DETROIT — Compact pickup trucks were rated the most dependable in a J.D. Power & Associates study of 1990 light-duty trucks, the category that includes pickups, vans and sport utility vehicles.

The top-ranking model was the Dodge Ram 50, a Mitsubishi-built pickup that Chrysler Corp. stopped importing after the 1992 model year.

The marketing firm's first study of truck reliability found full-size pickups were rated second-best of the six categories ranked. Compact sport utilities were third, followed by compact and full-size vans (a tie) and full-size sport utilities.

J.D. Power surveyed 12,000 original owners of 1990 vehicles, asking questions about their troubles with the trucks during the past year and their general satisfaction with their pickups, vans and sport utility vehicles.

Nissan and Toyota led the list of truck brands, followed by Mitsubishi, Mazda, Ford and GMC Truck.

A J.D. Power study of 1990 passenger cars' dependability was released last week.
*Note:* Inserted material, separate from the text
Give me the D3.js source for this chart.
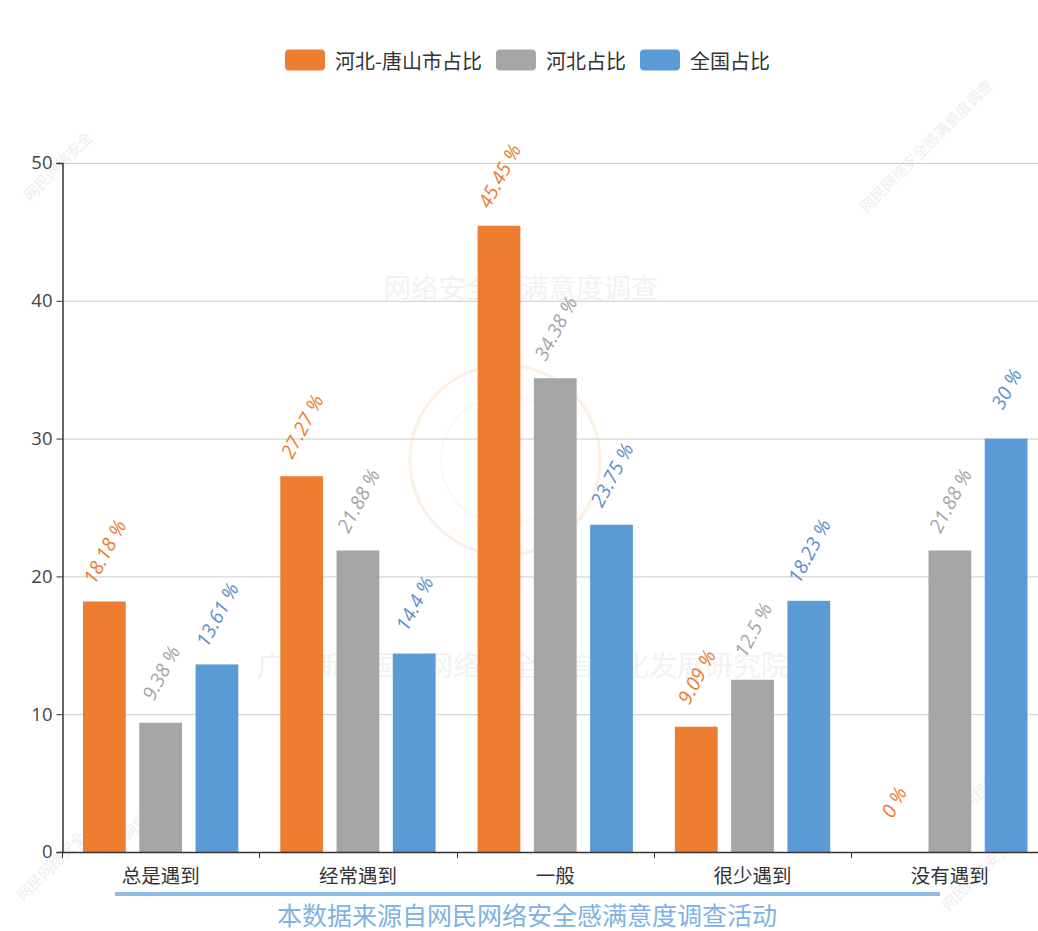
<!DOCTYPE html>
<html>
<head>
<meta charset="utf-8">
<script src="https://cdn.jsdelivr.net/npm/d3@7"></script>
<style>
  html, body { margin: 0; padding: 0; background: #fff; }
  svg { display: block; font-family: 'Open Sans', 'Noto Sans CJK SC', sans-serif; }
</style>
</head>
<body>
<svg id="chart" width="1038" height="931"></svg>
<script>
const categories = ["总是遇到", "经常遇到", "一般", "很少遇到", "没有遇到"];
const seriesNames = ["河北-唐山市占比", "河北占比", "全国占比"];
const tangshan = [18.18, 27.27, 45.45, 9.09, 0];
const hebei = [9.38, 21.88, 34.38, 12.5, 21.88];
const national = [13.61, 14.4, 23.75, 18.23, 30];
const yTicks = [0, 10, 20, 30, 40, 50];
const colors = ["#ED7D31", "#A5A5A5", "#5B9BD5"];
const labelColors = ["#ED7D31", "#A5A5A5", "#5B8FCB"];
const footnote = "本数据来源自网民网络安全感满意度调查活动";

const seriesValues = [tangshan, hebei, national];
const svg = d3.select("#chart");

const plotLeft = 62, plotRight = 1048.5, plotTop = 163, plotBottom = 852;
const y = d3.scaleLinear().domain([0, 50]).range([plotBottom, plotTop]);
const x0 = d3.scaleBand().domain(categories).range([plotLeft, plotRight]).paddingInner(0).paddingOuter(0);
const x1 = d3.scaleBand().domain(seriesNames).range([21, x0.bandwidth() - 21]).paddingInner(0.24).paddingOuter(0);

// watermarks
const wm = svg.append("g").attr("class", "watermark");
wm.append("text").attr("x", 521).attr("y", 298).attr("text-anchor", "middle")
  .attr("font-size", 27.5).attr("fill", "#f2f2f2").text("网络安全感满意度调查");
wm.append("text").attr("x", 523).attr("y", 676).attr("text-anchor", "middle")
  .attr("font-size", 28).attr("fill", "#f2f2f2").text("广东新兴国家网络安全和信息化发展研究院");
wm.append("circle").attr("cx", 505).attr("cy", 460).attr("r", 95)
  .attr("fill", "none").attr("stroke", "#fcf0e4").attr("stroke-width", 3);
wm.append("circle").attr("cx", 505).attr("cy", 460).attr("r", 64)
  .attr("fill", "none").attr("stroke", "#fdf5ee").attr("stroke-width", 1.5);
const cornerMarks = [[62, 170, "网民网络安全"], [930, 150, "网民网络安全感满意度调查"], [55, 870, "网民网络安全"], [990, 790, "网民网络"], [980, 880, "网民网络安全"], [150, 820, "网民网络"]];
cornerMarks.forEach(([cx, cy, t]) => {
  wm.append("text").attr("transform", `translate(${cx},${cy}) rotate(-45)`)
    .attr("text-anchor", "middle").attr("font-size", 15).attr("fill", "#eeeeee")
    .text(t);
});

// gridlines
svg.append("g").selectAll("line").data(yTicks.filter(d => d > 0)).join("line")
  .attr("x1", plotLeft).attr("x2", 1038)
  .attr("y1", d => y(d) + 0.5).attr("y2", d => y(d) + 0.5)
  .attr("stroke", "#cccccc").attr("stroke-width", 1);

// y axis
const yAxis = svg.append("g").attr("transform", `translate(${plotLeft + 0.5},0)`)
  .call(d3.axisLeft(y).tickValues(yTicks).tickSize(6).tickPadding(4));
yAxis.select(".domain").attr("stroke", "#333").attr("stroke-width", 1.5);
yAxis.selectAll(".tick line").attr("stroke", "#333");
yAxis.selectAll(".tick text").attr("font-size", 18.5).attr("fill", "#444")
  .attr("font-family", "'Open Sans', sans-serif");

// bars
const groups = svg.append("g").selectAll("g").data(categories).join("g")
  .attr("transform", d => `translate(${x0(d)},0)`);
groups.selectAll("rect").data((c, i) => seriesNames.map((s, j) => ({ s, j, v: seriesValues[j][i] })))
  .join("rect")
  .attr("x", d => x1(d.s)).attr("width", x1.bandwidth())
  .attr("y", d => y(d.v)).attr("height", d => y(0) - y(d.v))
  .attr("fill", d => colors[d.j]);

// bar labels
groups.selectAll("text.lbl").data((c, i) => seriesNames.map((s, j) => ({ s, j, v: seriesValues[j][i] })))
  .join("text").attr("class", "lbl")
  .attr("transform", d => `translate(${x1(d.s) + x1.bandwidth() / 2},${y(d.v) - 50}) rotate(-62)`)
  .attr("text-anchor", "middle").attr("dominant-baseline", "central")
  .attr("font-size", 19.5).attr("font-style", "italic")
  .attr("fill", d => labelColors[d.j])
  .text(d => `${d.v} %`);

// x axis
svg.append("line").attr("x1", plotLeft).attr("x2", 1038).attr("y1", plotBottom + 0.5).attr("y2", plotBottom + 0.5)
  .attr("stroke", "#333").attr("stroke-width", 1.5);
const tickPos = categories.map(c => x0(c)).concat([plotRight]);
svg.append("g").selectAll("line").data(tickPos).join("line")
  .attr("x1", d => Math.round(d) + 0.5).attr("x2", d => Math.round(d) + 0.5)
  .attr("y1", plotBottom).attr("y2", plotBottom + 6).attr("stroke", "#333");
svg.append("g").selectAll("text").data(categories).join("text")
  .attr("x", d => x0(d) + x0.bandwidth() / 2).attr("y", 874)
  .attr("text-anchor", "middle").attr("dominant-baseline", "central")
  .attr("font-size", 19.5).attr("fill", "#333")
  .attr("font-family", "'Noto Sans CJK SC', sans-serif")
  .text(d => d);

// footnote
svg.append("line").attr("x1", 115).attr("x2", 940).attr("y1", 894).attr("y2", 894)
  .attr("stroke", "#8fbbe8").attr("stroke-width", 4);
svg.append("text").attr("x", 527).attr("y", 914).attr("text-anchor", "middle")
  .attr("dominant-baseline", "central").attr("font-size", 25).attr("fill", "#80b1e2")
  .attr("font-family", "'Noto Sans CJK SC', sans-serif")
  .text(footnote);

// legend
const legend = svg.append("g");
const items = legend.selectAll("g").data(seriesNames).join("g");
items.append("rect").attr("width", 40).attr("height", 21).attr("rx", 4).attr("ry", 4)
  .attr("y", -10.5).attr("fill", (d, i) => colors[i]);
items.append("text").attr("x", 50).attr("y", 0).attr("dominant-baseline", "central")
  .attr("font-size", 20).attr("fill", "#333")
  .attr("font-family", "'Noto Sans CJK SC', sans-serif")
  .text(d => d);
let offs = [], cur = 0;
const gap = 14;
items.each(function () {
  const w = this.getBBox().width;
  offs.push(cur);
  cur += w + gap;
});
const total = cur - gap;
const startX = 527.5 - total / 2;
items.attr("transform", (d, i) => `translate(${startX + offs[i]},60)`);
</script>
</body>
</html>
It shows cars had fewer problems on average after five years of ownership than did trucks.

Bill Wallis, a senior researcher at J.D. Power, said that might be because owners in the truck survey tended to have more miles on their vehicles than did owners in the car survey. The median mileage on trucks was 58,000, compared to 55,000 for cars.

Wallis also speculated that manufacturers might not have been putting as high a premium on truck quality five years ago.

"That is the point at which we see the upswing in popularity of light trucks," he said.

Light trucks accounted for about 40% of the U.S. automotive market last year. In 1989, they made up about 33% of the market.

J.D. Power is an Agoura Hills marketing research firm that sells information to the auto makers and others interested in the industry.

Its surveys of initial vehicle quality and buyer satisfaction after a year of ownership are closely watched by the auto makers, who use them in advertising and to compare with their own measures of quality.